Available records:
:::

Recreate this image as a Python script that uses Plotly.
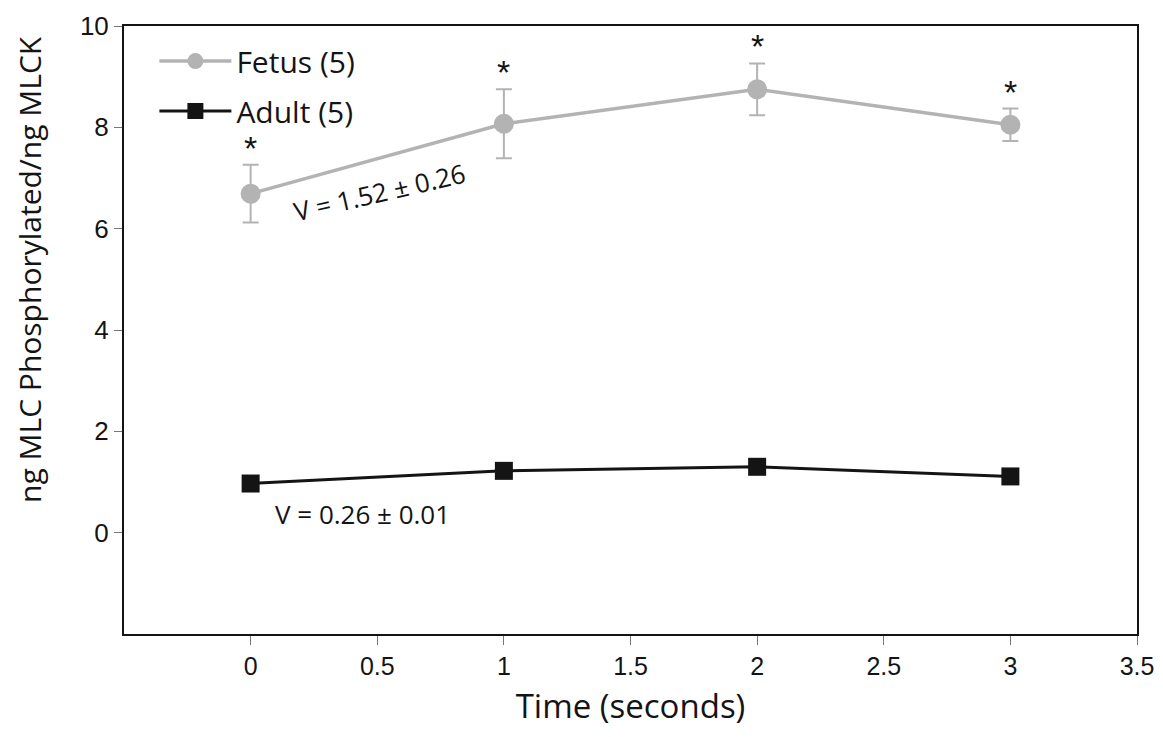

:::

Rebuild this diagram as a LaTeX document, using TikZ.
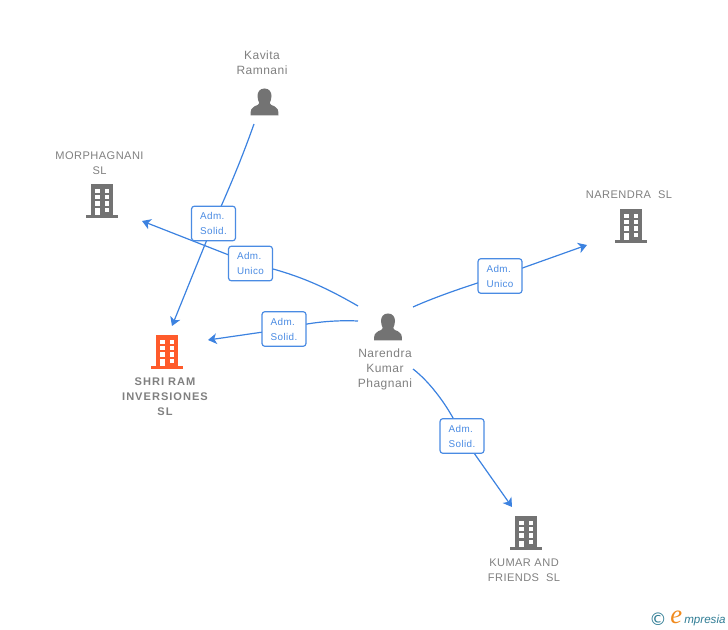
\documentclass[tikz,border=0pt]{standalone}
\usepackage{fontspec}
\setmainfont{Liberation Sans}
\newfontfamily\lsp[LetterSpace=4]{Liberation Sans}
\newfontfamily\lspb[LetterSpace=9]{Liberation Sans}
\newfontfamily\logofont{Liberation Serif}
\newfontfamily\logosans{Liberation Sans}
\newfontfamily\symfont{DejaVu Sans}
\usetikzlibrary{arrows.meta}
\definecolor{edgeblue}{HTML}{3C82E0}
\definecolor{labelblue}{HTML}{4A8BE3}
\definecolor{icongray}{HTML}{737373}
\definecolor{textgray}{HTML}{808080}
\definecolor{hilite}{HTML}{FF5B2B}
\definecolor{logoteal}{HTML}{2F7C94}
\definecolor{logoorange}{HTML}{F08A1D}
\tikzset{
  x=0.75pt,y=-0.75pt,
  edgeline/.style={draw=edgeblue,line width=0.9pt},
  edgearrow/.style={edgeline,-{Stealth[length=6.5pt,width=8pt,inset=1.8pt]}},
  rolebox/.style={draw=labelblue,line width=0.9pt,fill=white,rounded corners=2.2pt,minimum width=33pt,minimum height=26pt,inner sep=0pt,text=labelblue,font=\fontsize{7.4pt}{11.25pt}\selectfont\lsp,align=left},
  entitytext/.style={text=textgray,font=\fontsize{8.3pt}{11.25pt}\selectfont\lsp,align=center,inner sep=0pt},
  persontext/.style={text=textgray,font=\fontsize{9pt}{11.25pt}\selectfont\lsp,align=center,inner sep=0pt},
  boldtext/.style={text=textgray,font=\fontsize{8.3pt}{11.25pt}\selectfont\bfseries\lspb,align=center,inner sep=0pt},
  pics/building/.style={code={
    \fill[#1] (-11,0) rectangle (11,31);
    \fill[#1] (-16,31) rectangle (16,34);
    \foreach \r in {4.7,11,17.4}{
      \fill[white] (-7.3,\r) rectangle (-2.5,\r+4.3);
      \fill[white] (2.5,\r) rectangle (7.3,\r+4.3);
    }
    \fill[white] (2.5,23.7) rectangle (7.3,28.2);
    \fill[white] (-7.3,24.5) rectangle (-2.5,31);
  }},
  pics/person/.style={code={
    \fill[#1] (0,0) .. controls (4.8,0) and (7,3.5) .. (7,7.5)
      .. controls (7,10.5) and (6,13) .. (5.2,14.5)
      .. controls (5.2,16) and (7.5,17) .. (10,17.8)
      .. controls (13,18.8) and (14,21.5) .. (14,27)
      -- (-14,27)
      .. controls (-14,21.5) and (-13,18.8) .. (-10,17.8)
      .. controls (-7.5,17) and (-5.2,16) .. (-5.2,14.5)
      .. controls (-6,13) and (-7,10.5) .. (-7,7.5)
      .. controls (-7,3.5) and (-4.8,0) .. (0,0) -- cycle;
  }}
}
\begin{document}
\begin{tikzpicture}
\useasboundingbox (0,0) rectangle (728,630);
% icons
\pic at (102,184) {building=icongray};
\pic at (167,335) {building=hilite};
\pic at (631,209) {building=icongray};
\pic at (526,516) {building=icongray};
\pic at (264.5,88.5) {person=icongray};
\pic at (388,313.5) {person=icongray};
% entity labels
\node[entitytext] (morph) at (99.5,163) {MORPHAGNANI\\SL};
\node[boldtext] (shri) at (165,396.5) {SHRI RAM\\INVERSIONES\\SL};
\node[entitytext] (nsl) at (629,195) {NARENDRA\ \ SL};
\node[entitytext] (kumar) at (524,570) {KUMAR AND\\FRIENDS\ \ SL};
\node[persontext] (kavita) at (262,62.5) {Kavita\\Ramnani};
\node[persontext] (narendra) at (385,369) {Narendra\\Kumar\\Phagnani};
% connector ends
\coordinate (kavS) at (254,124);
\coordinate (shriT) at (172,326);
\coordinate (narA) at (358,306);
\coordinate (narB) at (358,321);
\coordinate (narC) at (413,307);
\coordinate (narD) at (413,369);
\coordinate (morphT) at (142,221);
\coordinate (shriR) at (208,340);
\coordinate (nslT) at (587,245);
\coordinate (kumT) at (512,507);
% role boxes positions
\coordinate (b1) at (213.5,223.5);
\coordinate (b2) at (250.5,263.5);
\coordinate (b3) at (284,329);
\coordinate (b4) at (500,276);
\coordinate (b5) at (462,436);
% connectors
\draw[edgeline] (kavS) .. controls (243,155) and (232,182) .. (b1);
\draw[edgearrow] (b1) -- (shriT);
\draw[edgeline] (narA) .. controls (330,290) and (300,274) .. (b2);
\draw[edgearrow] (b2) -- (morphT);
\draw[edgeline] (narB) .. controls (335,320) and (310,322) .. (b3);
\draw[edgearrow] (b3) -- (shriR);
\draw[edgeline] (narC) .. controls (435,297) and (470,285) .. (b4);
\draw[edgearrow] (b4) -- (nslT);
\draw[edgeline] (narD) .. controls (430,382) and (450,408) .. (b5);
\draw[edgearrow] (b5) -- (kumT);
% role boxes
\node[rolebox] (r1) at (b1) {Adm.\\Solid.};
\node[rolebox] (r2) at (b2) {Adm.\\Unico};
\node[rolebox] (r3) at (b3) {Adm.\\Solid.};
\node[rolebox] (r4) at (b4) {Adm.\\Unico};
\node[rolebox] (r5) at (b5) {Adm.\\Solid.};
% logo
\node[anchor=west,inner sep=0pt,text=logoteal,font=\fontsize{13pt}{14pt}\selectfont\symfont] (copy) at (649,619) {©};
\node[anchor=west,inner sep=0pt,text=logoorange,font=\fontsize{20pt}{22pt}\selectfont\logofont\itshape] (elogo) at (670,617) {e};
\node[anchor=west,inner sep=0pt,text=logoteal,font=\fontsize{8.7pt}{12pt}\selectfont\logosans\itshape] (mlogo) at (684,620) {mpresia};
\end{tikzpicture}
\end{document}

:::

Work to be completed: Note every line above where the string "this" shows up, and copy those lines.

Response below:
Recreate this image as a Python script that uses Plotly.
Rebuild this diagram as a LaTeX document, using TikZ.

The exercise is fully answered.